In a world so focused on our differences, this book makes perfect sense. Between school stress, peer pressure, family dynamics and a list of other “worries” today’s kids deal with more anxiety than ever before.
We live in a world, in which the access to social media has given us all the power to judge, to criticize, to give our opinion, and to hide behind screens and faces. We jump into conclusions and judgments so fast and precariously, many times in front of our kids without even noticing. They notice, though.
“The challenge, especially during the formative years of childhood, is teaching kids that what makes them different is exactly what they should celebrate, not hide”
Ann Marie, the author of the beautifully written children’s book The Spinfords, tells a story that in a simple yet magical way explains to both kids and parents how differences make us unique. It doesn’t matter if you are tall or short, white or black, girl or boy. It doesn’t really matter if you do things in a different way. What it matters are your pure and true intentions.
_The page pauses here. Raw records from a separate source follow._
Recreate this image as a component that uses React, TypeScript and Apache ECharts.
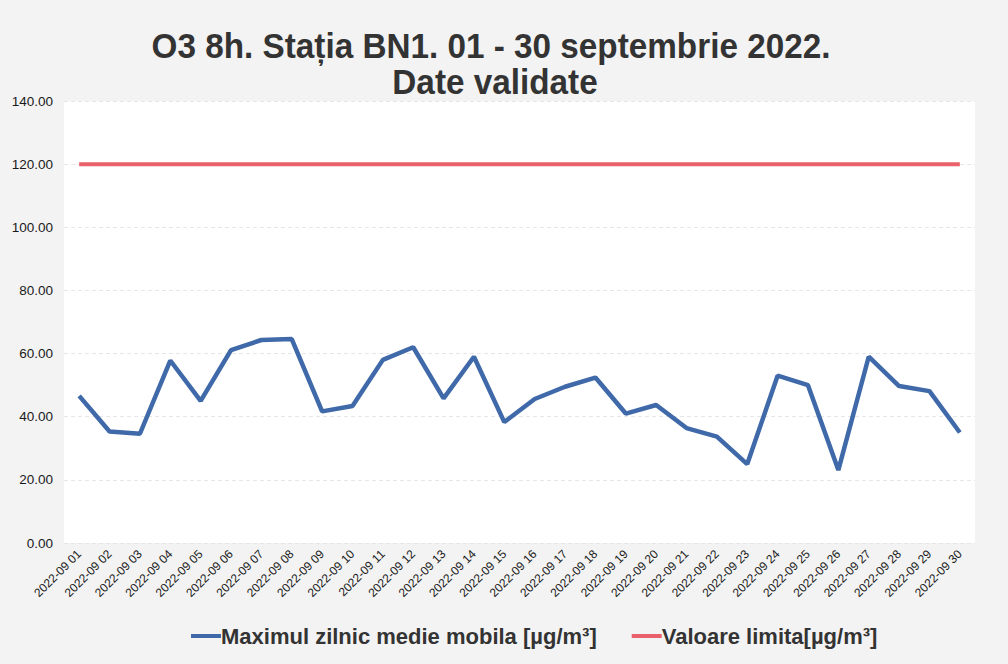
import React, { useEffect, useRef } from "react";
import * as echarts from "echarts";

const titleLines = ["O3 8h. Stația BN1. 01 - 30 septembrie 2022.", "Date validate"];
const categories = [
  "2022-09 01", "2022-09 02", "2022-09 03", "2022-09 04", "2022-09 05",
  "2022-09 06", "2022-09 07", "2022-09 08", "2022-09 09", "2022-09 10",
  "2022-09 11", "2022-09 12", "2022-09 13", "2022-09 14", "2022-09 15",
  "2022-09 16", "2022-09 17", "2022-09 18", "2022-09 19", "2022-09 20",
  "2022-09 21", "2022-09 22", "2022-09 23", "2022-09 24", "2022-09 25",
  "2022-09 26", "2022-09 27", "2022-09 28", "2022-09 29", "2022-09 30",
];
const maxDaily = [
  46.6, 35.3, 34.6, 57.8, 45.0, 61.1, 64.3, 64.6, 41.7, 43.4,
  58.0, 62.0, 45.8, 59.0, 38.3, 45.6, 49.5, 52.4, 41.0, 43.7,
  36.4, 33.7, 25.0, 53.0, 50.0, 23.1, 59.0, 49.7, 48.1, 35.0,
];
const limitValue = categories.map(() => 120);
const seriesNames = ["Maximul zilnic medie mobila [µg/m³]", "Valoare limita[µg/m³]"];

export default function App() {
  const ref = useRef<HTMLDivElement>(null);
  useEffect(() => {
    if (!ref.current) return;
    const chart = echarts.init(ref.current, null, { renderer: "svg" });
    const titleStyle = {
      fontFamily: "Liberation Sans, Arial, sans-serif",
      fontSize: 36,
      fontWeight: "bold",
      fill: "#333",
      textAlign: "center",
      textVerticalAlign: "middle",
    };
    chart.setOption({
      animation: false,
      backgroundColor: "#f3f3f3",
      textStyle: { fontFamily: "Liberation Sans, Arial, sans-serif" },
      graphic: [
        { type: "text", x: 491, y: 46, scaleX: 0.925, style: { ...titleStyle, text: titleLines[0] } },
        { type: "text", x: 495, y: 82, scaleX: 0.925, style: { ...titleStyle, text: titleLines[1] } },
      ],
      grid: {
        left: 64,
        right: 33,
        top: 101,
        bottom: 121,
        show: true,
        backgroundColor: "#ffffff",
        borderWidth: 0,
      },
      legend: {
        bottom: 12,
        left: 186,
        icon: "rect",
        itemWidth: 30,
        itemHeight: 4,
        itemGap: 35,
        textStyle: { fontSize: 22, fontWeight: "bold", color: "#333", padding: [0, 0, 0, -5] },
        data: seriesNames,
      },
      xAxis: {
        type: "category",
        data: categories,
        boundaryGap: true,
        axisLine: { show: false },
        axisTick: { show: false },
        axisLabel: {
          rotate: 45,
          fontSize: 12,
          color: "#1a1a1a",
          margin: 9,
          interval: 0,
        },
      },
      yAxis: {
        type: "value",
        min: 0,
        max: 140,
        interval: 20,
        axisLabel: {
          formatter: (v: number) => v.toFixed(2),
          fontSize: 13.5,
          color: "#1a1a1a",
          margin: 11,
        },
        axisLine: { show: false },
        axisTick: { show: false },
        splitLine: { lineStyle: { color: "#e6e6e6", type: [4, 3], width: 1 } },
      },
      series: [
        {
          name: seriesNames[0],
          type: "line",
          data: maxDaily,
          showSymbol: false,
          symbol: "none",
          lineStyle: { color: "#3f69a8", width: 4.5 },
          itemStyle: { color: "#3f69a8" },
        },
        {
          name: seriesNames[1],
          type: "line",
          data: limitValue,
          showSymbol: false,
          symbol: "none",
          lineStyle: { color: "#e8616b", width: 4 },
          itemStyle: { color: "#e8616b" },
        },
      ],
    });
    return () => chart.dispose();
  }, []);
  return (
    <div
      ref={ref}
      style={{ position: "fixed", left: 0, top: 0, width: 1008, height: 664 }}
    />
  );
}
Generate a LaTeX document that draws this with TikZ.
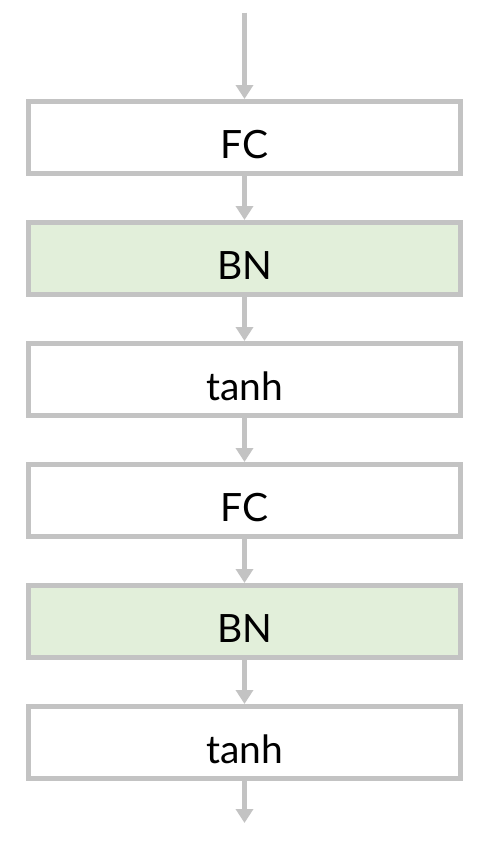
\documentclass[tikz,border=0pt]{standalone}
\usepackage{fontspec}
\setmainfont{Lato}
\usetikzlibrary{arrows.meta}
\definecolor{LineGray}{HTML}{C3C3C3}
\definecolor{NormGreen}{HTML}{E2EFDA}

\begin{document}
\begin{tikzpicture}[
    x=1pt, y=1pt,
    font=\fontsize{39}{44}\selectfont,
    layer/.style={draw=LineGray, fill=#1, line width=5pt, minimum width=432pt, minimum height=72pt, inner sep=0pt, text height=42pt, text depth=0pt},
    layer/.default=white,
    flow/.style={draw=LineGray, line width=5pt, -{Triangle[width=17pt,length=14pt]}}
]

  % Fundo
  \useasboundingbox (0,0) rectangle (489,-857);

  % =========================================================================
  % CAMADAS
  % =========================================================================
  \node[layer] (fc_a) at (244.5, -137.5) {FC};
  \node[layer=NormGreen] (bn_a) at (244.5, -258.5) {BN};
  \node[layer] (tanh_a) at (244.5, -379.5) {tanh};
  \node[layer] (fc_b) at (244.5, -500.5) {FC};
  \node[layer=NormGreen] (bn_b) at (244.5, -621.5) {BN};
  \node[layer] (tanh_b) at (244.5, -742.5) {tanh};

  % =========================================================================
  % SETAS
  % =========================================================================
  \coordinate (entrada) at (244.5, -12.5);
  \coordinate (saida) at (244.5, -823);

  \draw[flow] (entrada) -- (fc_a);
  \draw[flow] (fc_a) -- (bn_a);
  \draw[flow] (bn_a) -- (tanh_a);
  \draw[flow] (tanh_a) -- (fc_b);
  \draw[flow] (fc_b) -- (bn_b);
  \draw[flow] (bn_b) -- (tanh_b);
  \draw[flow] (tanh_b) -- (saida);

\end{tikzpicture}
\end{document}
What matters is who you are in essence, inside and out. We are all beings who want to be loved and accepted and appreciated. Let love conquer all.
This book speaks volumes to me. Not only am I the sister of a child with disabilities, but I am also very passionate about equality. My brother has encountered a significant amount of judgemental people in this world, but he has also encountered people willing and able to treat him like any other human being regardless of his disabilities. Growing up, my mom had to take him out of “regular” school once because she was told that they didn’t have time for “kids like him” – My brother is 27 years old now. He is bilingual, he is a functional member of society. Yes, he is has some challenges being deaf and with Aspergers but that doesn’t make him less of a person.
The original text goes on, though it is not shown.